Problem statement
Start with the line that contains "Write the TikZ code for this diagram." and end with the line that contains "minimum width=189.6pt] (create)"; retype those lines and the ones between them exactly, without any pictures.

Extracted data

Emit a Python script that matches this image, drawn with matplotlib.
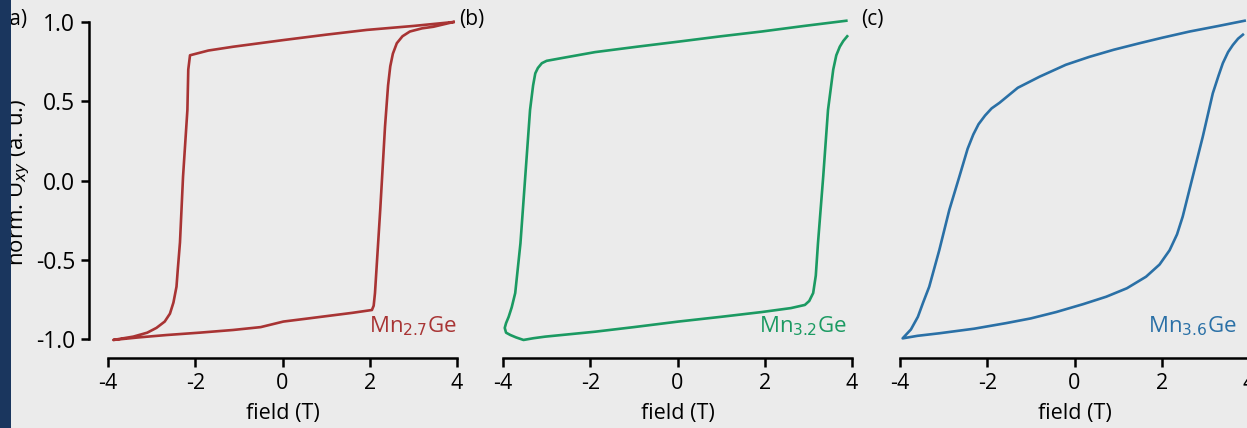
import matplotlib
matplotlib.use("Agg")
import matplotlib.pyplot as plt
from matplotlib.patches import Rectangle

plt.rcParams['font.family'] = ['Open Sans', 'DejaVu Sans']
plt.rcParams['axes.unicode_minus'] = False

# ---- data (field in T, normalized U_xy) ----
# each loop: down sweep (+4 -> -4) followed by up sweep (-4 -> +4)
mn27_field = [3.92, 3.0, 1.93, 1.0, 0.02, -1.13, -1.7, -2.12, -2.16, -2.18, -2.28, -2.35, -2.40, -2.43,
              -2.50, -2.58, -2.70, -2.89, -3.10, -3.42, -3.88,
              -3.3, -2.66, -1.9, -1.13, -0.5, 0.02, 0.6, 1.17, 1.6, 2.05, 2.09, 2.12, 2.24, 2.35,
              2.42, 2.47, 2.53, 2.62, 2.75, 2.92, 3.2, 3.46, 3.92]
mn27_u = [1.00, 0.975, 0.95, 0.92, 0.886, 0.844, 0.82, 0.79, 0.70, 0.445, 0.024, -0.39, -0.56, -0.67,
          -0.77, -0.84, -0.89, -0.93, -0.96, -0.985, -1.006,
          -0.99, -0.975, -0.96, -0.943, -0.925, -0.89, -0.87, -0.85, -0.835, -0.817, -0.79, -0.71, -0.186, 0.34,
          0.60, 0.72, 0.80, 0.866, 0.91, 0.94, 0.96, 0.97, 1.0]

mn32_field = [3.87, 2.9, 1.93, 1.0, 0.02, -0.9, -1.89, -2.6, -3.0, -3.11, -3.20, -3.26, -3.31, -3.38,
              -3.49, -3.60, -3.72, -3.80, -3.87, -3.93, -3.96, -3.93, -3.83, -3.70, -3.53, -3.30,
              -3.03, -1.89, -1.0, 0.02, 1.0, 1.93, 2.6, 2.92, 3.02, 3.11, 3.17, 3.22, 3.34, 3.45,
              3.57, 3.64, 3.72, 3.80, 3.89]
mn32_u = [1.008, 0.975, 0.94, 0.91, 0.876, 0.845, 0.81, 0.775, 0.755, 0.74, 0.71, 0.676, 0.60, 0.445,
          0.024, -0.396, -0.71, -0.80, -0.86, -0.90, -0.93, -0.96, -0.975, -0.99, -1.006, -0.995,
          -0.985, -0.954, -0.925, -0.89, -0.86, -0.83, -0.805, -0.785, -0.76, -0.71, -0.60, -0.396, 0.024, 0.445,
          0.70, 0.79, 0.844, 0.88, 0.91]

mn36_field = [3.90, 3.3, 2.64, 2.0, 1.49, 0.9, 0.34, -0.2, -0.80, -1.3, -1.72, -1.90, -2.05, -2.20,
              -2.32, -2.45, -2.64, -2.87, -3.10, -3.33, -3.47, -3.59, -3.75, -3.94,
              -3.60, -3.10, -2.3, -1.57, -1.0, -0.42, 0.2, 0.73, 1.2, 1.64, 1.95, 2.18, 2.35, 2.48,
              2.71, 2.94, 3.17, 3.30, 3.40, 3.52, 3.63, 3.75, 3.86]
mn36_u = [1.008, 0.975, 0.94, 0.90, 0.866, 0.825, 0.78, 0.73, 0.655, 0.585, 0.49, 0.455, 0.41, 0.355,
          0.29, 0.20, 0.024, -0.186, -0.44, -0.67, -0.77, -0.86, -0.94, -0.996,
          -0.98, -0.964, -0.935, -0.90, -0.87, -0.83, -0.78, -0.733, -0.68, -0.607, -0.53, -0.44, -0.34, -0.228,
          0.024, 0.276, 0.55, 0.66, 0.74, 0.81, 0.855, 0.895, 0.92]

samples = ["Mn$_{2.7}$Ge", "Mn$_{3.2}$Ge", "Mn$_{3.6}$Ge"]
panel_tags = ["(a)", "(b)", "(c)"]
x_ticks = [-4, -2, 0, 2, 4]
y_ticks = [-1.0, -0.5, 0.0, 0.5, 1.0]
y_ticklabels = ["-1.0", "-0.5", "0.0", "0.5", "1.0"]

series = [(mn27_field, mn27_u), (mn32_field, mn32_u), (mn36_field, mn36_u)]
colors = ["#a83434", "#1b9a62", "#2a70a6"]

W, H = 1247, 428
fig = plt.figure(figsize=(W / 100, H / 100), dpi=100)
fig.patch.set_facecolor("#ebebeb")

# pixel positions of x=-4 for each panel, width for 8 T
x_left = [108, 503, 900]
x_width = 349
y_top, y_bot = 22, 339
label_x = [1.0, 0.985, 0.965]

for i, ((fx, fu), c) in enumerate(zip(series, colors)):
    ax = fig.add_axes([x_left[i] / W, (H - y_bot) / H, x_width / W, (y_bot - y_top) / H])
    ax.set_facecolor("none")
    ax.plot(fx, fu, color=c, lw=1.9, clip_on=False, solid_joinstyle="round")
    ax.set_xlim(-4, 4)
    ax.set_ylim(-1, 1)
    for s in ["top", "right"]:
        ax.spines[s].set_visible(False)
    ax.spines["bottom"].set_position(("outward", 14))
    ax.spines["bottom"].set_bounds(-4, 4)
    ax.spines["bottom"].set_linewidth(1.8)
    ax.set_xticks(x_ticks)
    ax.set_xticklabels([str(t) for t in x_ticks])
    ax.tick_params(axis="x", direction="out", length=6.5, width=1.8, labelsize=15.5, pad=4)
    ax.set_xlabel("field (T)", fontsize=15.5, labelpad=6.5)
    if i == 0:
        ax.spines["left"].set_position(("outward", 13.5))
        ax.spines["left"].set_bounds(-1, 1)
        ax.spines["left"].set_linewidth(1.8)
        ax.set_yticks(y_ticks)
        ax.set_yticklabels(y_ticklabels)
        ax.tick_params(axis="y", direction="out", length=6, width=1.8, labelsize=16.5, pad=4)
    else:
        ax.spines["left"].set_visible(False)
        ax.set_yticks([])
    ax.text(label_x[i], 0.04, samples[i], transform=ax.transAxes, ha="right", va="center",
            color=c, fontsize=16)

fig.text(18.5 / W, 1 - 182 / H, "norm. U$_{xy}$ (a. u.)", rotation=90, ha="center", va="center",
         fontsize=16)

tag_pos = [(3, 20), (459, 20), (861, 20)]
for t, (px, py) in zip(panel_tags, tag_pos):
    fig.text(px / W, 1 - py / H, t, ha="left", va="center", fontsize=15)

fig.patches.append(Rectangle((0, 0), 11 / W, 1, transform=fig.transFigure,
                             facecolor="#1a365e", edgecolor="none", zorder=10))

fig.savefig("out.png", dpi=100, facecolor=fig.get_facecolor())
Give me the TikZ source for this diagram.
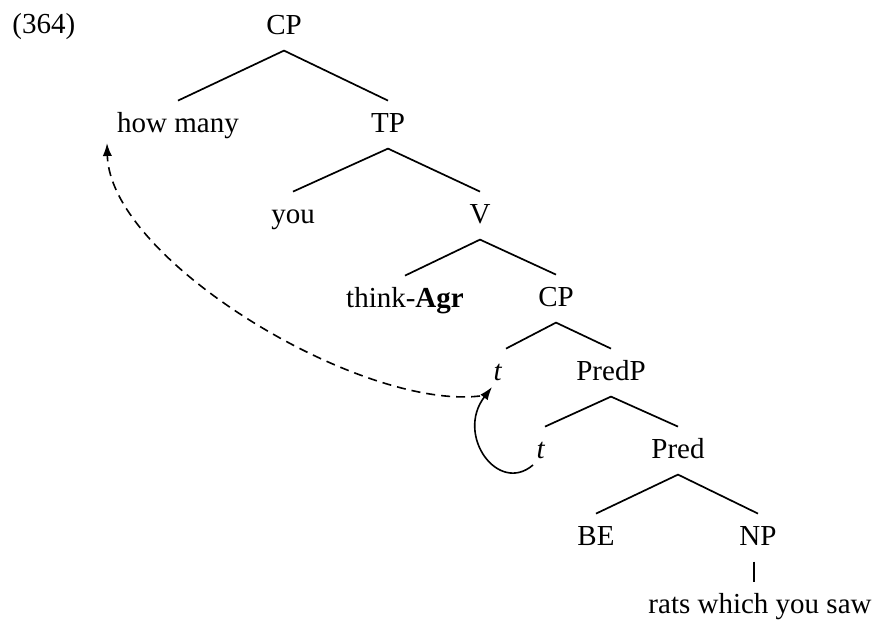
\documentclass[tikz,border=0pt]{standalone}
\usepackage{fontspec}
\setmainfont{Liberation Serif}
\usetikzlibrary{arrows.meta}
\begin{document}
\begin{tikzpicture}[x=0.5pt,y=-0.5pt,
  lbl/.style={anchor=base, inner xsep=0pt, inner ysep=5.5pt, text height=10pt, text depth=2.6pt, font=\fontsize{14.5}{17}\selectfont},
  br/.style={line width=0.85pt},
  mv/.style={line width=0.8pt, -{Latex[length=6.5pt,width=4.6pt]}}]
\useasboundingbox (0,0) rectangle (876,621);
\node[lbl,anchor=base west] (ex) at (12,33) {(364)};
\node[lbl] (cp1) at (284,34) {CP};
\node[lbl] (hm) at (178,132) {how many};
\node[lbl] (tp) at (388,132) {TP};
\node[lbl] (you) at (293,223) {you};
\node[lbl] (v) at (480,223) {V};
\node[lbl] (think) at (405,307) {think-\textbf{Agr}};
\node[lbl] (cp2) at (556,306) {CP};
\node[lbl] (t1) at (498,380) {\textit{t}};
\node[lbl] (predp) at (611,380) {PredP};
\node[lbl] (t2) at (541,458) {\textit{t}};
\node[lbl] (pred) at (678,458) {Pred};
\node[lbl] (be) at (596,545) {BE};
\node[lbl] (np) at (758,545) {NP};
\node[lbl] (rats) at (760,613) {rats which you saw};
\draw[br] (hm.north) -- (cp1.south) -- (tp.north);
\draw[br] (you.north) -- (tp.south) -- (v.north);
\draw[br] (think.north) -- (v.south) -- (cp2.north);
\draw[br] ([xshift=4]t1.north) -- (cp2.south) -- (predp.north);
\draw[br] ([xshift=2]t2.north) -- (predp.south) -- (pred.north);
\draw[br] (be.north) -- (pred.south) -- (np.north);
\draw[br] ([xshift=-2]np.south) -- ([xshift=-2]np.south |- rats.north);
\draw[mv] ([shift={(-8,7)}]t2.base) .. controls (498,495) and (455,435) .. ([shift={(-6,7)}]t1.base);
\draw[mv, dash pattern=on 4.5pt off 3pt] ([shift={(-18,16)}]t1.base) .. controls (360,410) and (110,260) .. ([shift={(-71,11)}]hm.base);
\end{tikzpicture}
\end{document}
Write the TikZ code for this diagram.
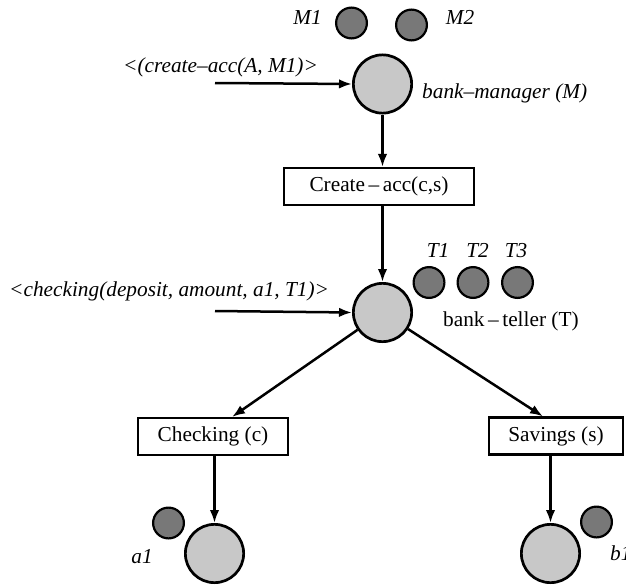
\documentclass[tikz,border=0pt]{standalone}
\usepackage{fontspec}
\setmainfont{Liberation Serif}
\usetikzlibrary{arrows.meta}
\definecolor{placefill}{RGB}{200,200,200}
\definecolor{tokenfill}{RGB}{120,120,120}
\tikzset{
  place/.style={circle, draw=black, line width=2.7pt, fill=placefill,
                minimum size=58.3pt, inner sep=0pt},
  token/.style={circle, draw=black, line width=2.2pt, fill=tokenfill,
                minimum size=30.8pt, inner sep=0pt},
  trans/.style={rectangle, draw=black, line width=2.5pt, fill=white,
                minimum height=36.6pt, inner sep=0pt, font=\lbl},
  flow/.style={line width=2.5pt, -{Latex[length=13pt,width=9.5pt]}},
  itlabel/.style={inner sep=0pt, font=\lbl\itshape},
  rmlabel/.style={inner sep=0pt, font=\lbl},
}
\newcommand{\lbl}{\fontsize{21.3}{25}\selectfont}
\begin{document}
\begin{tikzpicture}[x=1pt, y=-1pt]
  \clip (0,0) rectangle (626,586);
  \fill[white] (0,0) rectangle (626,586);

  % manager place with its tokens
  \node[place] (mgr) at (382.5,84) {};
  \node[token] (m1) at (351.5,23) {};
  \node[token] (m2) at (411.5,25) {};
  \node[itlabel, anchor=base] (m1lbl) at (307.5,25) {M1};
  \node[itlabel, anchor=base] (m2lbl) at (460,25) {M2};
  \node[itlabel, anchor=base west] (mgrlbl) at (422,98) {bank--manager (M)};
  \node[itlabel, anchor=base west] (createlbl) at (123,72) {<(create--acc(A, M1)>};
  \coordinate (createin) at (215,83);

  % account creation transition
  \node[trans, minimum width=189.6pt] (create) at (379,186.5) {Create\,--\,acc(c,s)};

  % teller place with its tokens
  \node[place] (tel) at (382.5,312.5) {};
  \node[token] (t1) at (429,282.5) {};
  \node[token] (t2) at (473,282.5) {};
  \node[token] (t3) at (517.5,282.5) {};
  \node[itlabel, anchor=base] (t1lbl) at (438,257) {T1};
  \node[itlabel, anchor=base] (t2lbl) at (477.5,257) {T2};
  \node[itlabel, anchor=base] (t3lbl) at (516,257) {T3};
  \node[rmlabel, anchor=base west] (tellbl) at (443,326) {bank\,--\,teller (T)};
  \node[itlabel, anchor=base west] (chklbl) at (9,296) {<checking(deposit, amount, a1, T1)>};
  \coordinate (chkin) at (215,311);

  % account transitions
  \node[trans, minimum width=149.6pt] (chk) at (213,436.5) {Checking (c)};
  \node[trans, minimum width=133.6pt] (sav) at (556,436) {Savings (s)};
  \coordinate (chktip) at ([xshift=19pt]chk.north);
  \coordinate (savtip) at ([xshift=-13pt]sav.north);

  % account places with their tokens
  \node[place] (aplace) at (214.5,553.5) {};
  \node[place] (bplace) at (550.5,553.5) {};
  \node[token] (a1) at (168.5,523) {};
  \node[token] (b1) at (596.5,522) {};
  \node[itlabel, anchor=base] (a1lbl) at (142,563) {a1};
  \node[itlabel, anchor=base west] (b1lbl) at (610,560) {b1};

  % connectors
  \draw[flow] (createin) -- (mgr.west);
  \draw[flow] (mgr.south) -- (mgr.south |- create.north);
  \draw[flow] (tel.north |- create.south) -- (tel.north);
  \draw[flow] (chkin) -- (tel.west);
  \draw[flow] (tel) -- (chktip);
  \draw[flow] (tel) -- (savtip);
  \draw[flow] (aplace.north |- chk.south) -- (aplace.north);
  \draw[flow] (bplace.north |- sav.south) -- (bplace.north);
\end{tikzpicture}
\end{document}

Solution to this exercise
Write the TikZ code for this diagram.
\documentclass[tikz,border=0pt]{standalone}
\usepackage{fontspec}
\setmainfont{Liberation Serif}
\usetikzlibrary{arrows.meta}
\definecolor{placefill}{RGB}{200,200,200}
\definecolor{tokenfill}{RGB}{120,120,120}
\tikzset{
  place/.style={circle, draw=black, line width=2.7pt, fill=placefill,
                minimum size=58.3pt, inner sep=0pt},
  token/.style={circle, draw=black, line width=2.2pt, fill=tokenfill,
                minimum size=30.8pt, inner sep=0pt},
  trans/.style={rectangle, draw=black, line width=2.5pt, fill=white,
                minimum height=36.6pt, inner sep=0pt, font=\lbl},
  flow/.style={line width=2.5pt, -{Latex[length=13pt,width=9.5pt]}},
  itlabel/.style={inner sep=0pt, font=\lbl\itshape},
  rmlabel/.style={inner sep=0pt, font=\lbl},
}
\newcommand{\lbl}{\fontsize{21.3}{25}\selectfont}
\begin{document}
\begin{tikzpicture}[x=1pt, y=-1pt]
  \clip (0,0) rectangle (626,586);
  \fill[white] (0,0) rectangle (626,586);

  % manager place with its tokens
  \node[place] (mgr) at (382.5,84) {};
  \node[token] (m1) at (351.5,23) {};
  \node[token] (m2) at (411.5,25) {};
  \node[itlabel, anchor=base] (m1lbl) at (307.5,25) {M1};
  \node[itlabel, anchor=base] (m2lbl) at (460,25) {M2};
  \node[itlabel, anchor=base west] (mgrlbl) at (422,98) {bank--manager (M)};
  \node[itlabel, anchor=base west] (createlbl) at (123,72) {<(create--acc(A, M1)>};
  \coordinate (createin) at (215,83);

  % account creation transition
  \node[trans, minimum width=189.6pt] (create) at (379,186.5) {Create\,--\,acc(c,s)};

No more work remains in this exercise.